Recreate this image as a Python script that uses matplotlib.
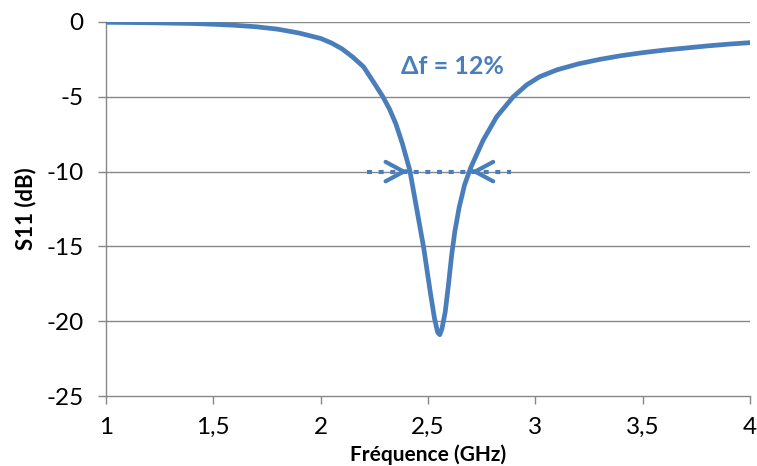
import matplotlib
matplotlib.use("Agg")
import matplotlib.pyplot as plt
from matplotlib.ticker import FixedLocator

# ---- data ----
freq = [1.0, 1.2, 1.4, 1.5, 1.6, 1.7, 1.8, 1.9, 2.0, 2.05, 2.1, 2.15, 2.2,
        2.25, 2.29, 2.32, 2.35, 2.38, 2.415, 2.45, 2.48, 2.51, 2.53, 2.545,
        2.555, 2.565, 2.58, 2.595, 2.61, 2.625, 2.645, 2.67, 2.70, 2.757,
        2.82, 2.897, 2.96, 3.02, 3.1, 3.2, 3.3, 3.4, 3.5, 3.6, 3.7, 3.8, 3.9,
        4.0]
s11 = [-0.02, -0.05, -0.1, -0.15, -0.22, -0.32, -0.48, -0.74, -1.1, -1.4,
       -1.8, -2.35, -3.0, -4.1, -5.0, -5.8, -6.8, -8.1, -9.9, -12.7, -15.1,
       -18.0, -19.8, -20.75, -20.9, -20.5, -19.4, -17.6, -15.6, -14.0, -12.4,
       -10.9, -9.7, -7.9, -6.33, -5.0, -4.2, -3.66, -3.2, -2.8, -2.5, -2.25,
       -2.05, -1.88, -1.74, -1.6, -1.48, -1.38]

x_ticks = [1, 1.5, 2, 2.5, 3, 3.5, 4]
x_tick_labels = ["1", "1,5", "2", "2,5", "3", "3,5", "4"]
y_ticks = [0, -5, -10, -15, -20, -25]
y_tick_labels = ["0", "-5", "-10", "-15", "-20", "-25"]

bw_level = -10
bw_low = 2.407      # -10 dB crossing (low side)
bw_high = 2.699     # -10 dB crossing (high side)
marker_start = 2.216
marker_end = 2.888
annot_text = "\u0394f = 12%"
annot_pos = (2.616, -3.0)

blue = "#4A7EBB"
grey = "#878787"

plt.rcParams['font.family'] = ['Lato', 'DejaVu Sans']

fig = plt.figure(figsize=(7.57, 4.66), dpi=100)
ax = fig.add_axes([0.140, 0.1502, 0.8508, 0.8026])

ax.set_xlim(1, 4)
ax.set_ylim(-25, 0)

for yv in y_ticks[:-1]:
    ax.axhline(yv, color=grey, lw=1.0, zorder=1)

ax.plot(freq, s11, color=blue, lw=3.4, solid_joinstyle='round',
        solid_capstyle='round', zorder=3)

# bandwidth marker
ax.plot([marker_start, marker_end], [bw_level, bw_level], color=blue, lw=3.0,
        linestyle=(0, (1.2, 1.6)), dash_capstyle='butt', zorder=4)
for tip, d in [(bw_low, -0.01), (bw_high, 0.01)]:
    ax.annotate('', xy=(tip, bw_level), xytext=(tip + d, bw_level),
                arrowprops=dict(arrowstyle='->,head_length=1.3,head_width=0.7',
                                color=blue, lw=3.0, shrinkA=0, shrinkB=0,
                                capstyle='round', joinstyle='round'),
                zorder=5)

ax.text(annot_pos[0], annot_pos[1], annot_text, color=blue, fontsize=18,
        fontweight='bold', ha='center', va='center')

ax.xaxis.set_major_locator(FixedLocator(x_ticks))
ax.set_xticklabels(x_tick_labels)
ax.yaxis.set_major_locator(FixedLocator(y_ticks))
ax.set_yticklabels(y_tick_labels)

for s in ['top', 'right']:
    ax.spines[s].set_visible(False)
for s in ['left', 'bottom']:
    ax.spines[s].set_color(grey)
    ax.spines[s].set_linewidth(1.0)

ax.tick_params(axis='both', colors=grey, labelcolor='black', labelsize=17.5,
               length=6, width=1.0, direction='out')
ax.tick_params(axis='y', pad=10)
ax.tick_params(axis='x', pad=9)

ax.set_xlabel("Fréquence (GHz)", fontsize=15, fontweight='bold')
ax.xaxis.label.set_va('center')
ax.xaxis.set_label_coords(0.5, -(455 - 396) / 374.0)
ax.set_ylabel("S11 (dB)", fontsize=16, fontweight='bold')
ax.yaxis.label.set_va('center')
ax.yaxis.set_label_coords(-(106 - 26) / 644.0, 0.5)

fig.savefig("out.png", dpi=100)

§ **REQUIRED TASK**: Using the material above, set down every line exactly, but skip the pictures.

§ **REPLY TO THE TASK**:
Recreate this image as a Python script that uses matplotlib.
import matplotlib
matplotlib.use("Agg")
import matplotlib.pyplot as plt
from matplotlib.ticker import FixedLocator

# ---- data ----
freq = [1.0, 1.2, 1.4, 1.5, 1.6, 1.7, 1.8, 1.9, 2.0, 2.05, 2.1, 2.15, 2.2,
        2.25, 2.29, 2.32, 2.35, 2.38, 2.415, 2.45, 2.48, 2.51, 2.53, 2.545,
        2.555, 2.565, 2.58, 2.595, 2.61, 2.625, 2.645, 2.67, 2.70, 2.757,
        2.82, 2.897, 2.96, 3.02, 3.1, 3.2, 3.3, 3.4, 3.5, 3.6, 3.7, 3.8, 3.9,
        4.0]
s11 = [-0.02, -0.05, -0.1, -0.15, -0.22, -0.32, -0.48, -0.74, -1.1, -1.4,
       -1.8, -2.35, -3.0, -4.1, -5.0, -5.8, -6.8, -8.1, -9.9, -12.7, -15.1,
       -18.0, -19.8, -20.75, -20.9, -20.5, -19.4, -17.6, -15.6, -14.0, -12.4,
       -10.9, -9.7, -7.9, -6.33, -5.0, -4.2, -3.66, -3.2, -2.8, -2.5, -2.25,
       -2.05, -1.88, -1.74, -1.6, -1.48, -1.38]

x_ticks = [1, 1.5, 2, 2.5, 3, 3.5, 4]
x_tick_labels = ["1", "1,5", "2", "2,5", "3", "3,5", "4"]
y_ticks = [0, -5, -10, -15, -20, -25]
y_tick_labels = ["0", "-5", "-10", "-15", "-20", "-25"]

bw_level = -10
bw_low = 2.407      # -10 dB crossing (low side)
bw_high = 2.699     # -10 dB crossing (high side)
marker_start = 2.216
marker_end = 2.888
annot_text = "\u0394f = 12%"
annot_pos = (2.616, -3.0)

blue = "#4A7EBB"
grey = "#878787"

plt.rcParams['font.family'] = ['Lato', 'DejaVu Sans']

fig = plt.figure(figsize=(7.57, 4.66), dpi=100)
ax = fig.add_axes([0.140, 0.1502, 0.8508, 0.8026])

ax.set_xlim(1, 4)
ax.set_ylim(-25, 0)

for yv in y_ticks[:-1]:
    ax.axhline(yv, color=grey, lw=1.0, zorder=1)

ax.plot(freq, s11, color=blue, lw=3.4, solid_joinstyle='round',
        solid_capstyle='round', zorder=3)

# bandwidth marker
ax.plot([marker_start, marker_end], [bw_level, bw_level], color=blue, lw=3.0,
        linestyle=(0, (1.2, 1.6)), dash_capstyle='butt', zorder=4)
for tip, d in [(bw_low, -0.01), (bw_high, 0.01)]:
    ax.annotate('', xy=(tip, bw_level), xytext=(tip + d, bw_level),
                arrowprops=dict(arrowstyle='->,head_length=1.3,head_width=0.7',
                                color=blue, lw=3.0, shrinkA=0, shrinkB=0,
                                capstyle='round', joinstyle='round'),
                zorder=5)

ax.text(annot_pos[0], annot_pos[1], annot_text, color=blue, fontsize=18,
        fontweight='bold', ha='center', va='center')

ax.xaxis.set_major_locator(FixedLocator(x_ticks))
ax.set_xticklabels(x_tick_labels)
ax.yaxis.set_major_locator(FixedLocator(y_ticks))
ax.set_yticklabels(y_tick_labels)

for s in ['top', 'right']:
    ax.spines[s].set_visible(False)
for s in ['left', 'bottom']:
    ax.spines[s].set_color(grey)
    ax.spines[s].set_linewidth(1.0)

ax.tick_params(axis='both', colors=grey, labelcolor='black', labelsize=17.5,
               length=6, width=1.0, direction='out')
ax.tick_params(axis='y', pad=10)
ax.tick_params(axis='x', pad=9)

ax.set_xlabel("Fréquence (GHz)", fontsize=15, fontweight='bold')
ax.xaxis.label.set_va('center')
ax.xaxis.set_label_coords(0.5, -(455 - 396) / 374.0)
ax.set_ylabel("S11 (dB)", fontsize=16, fontweight='bold')
ax.yaxis.label.set_va('center')
ax.yaxis.set_label_coords(-(106 - 26) / 644.0, 0.5)

fig.savefig("out.png", dpi=100)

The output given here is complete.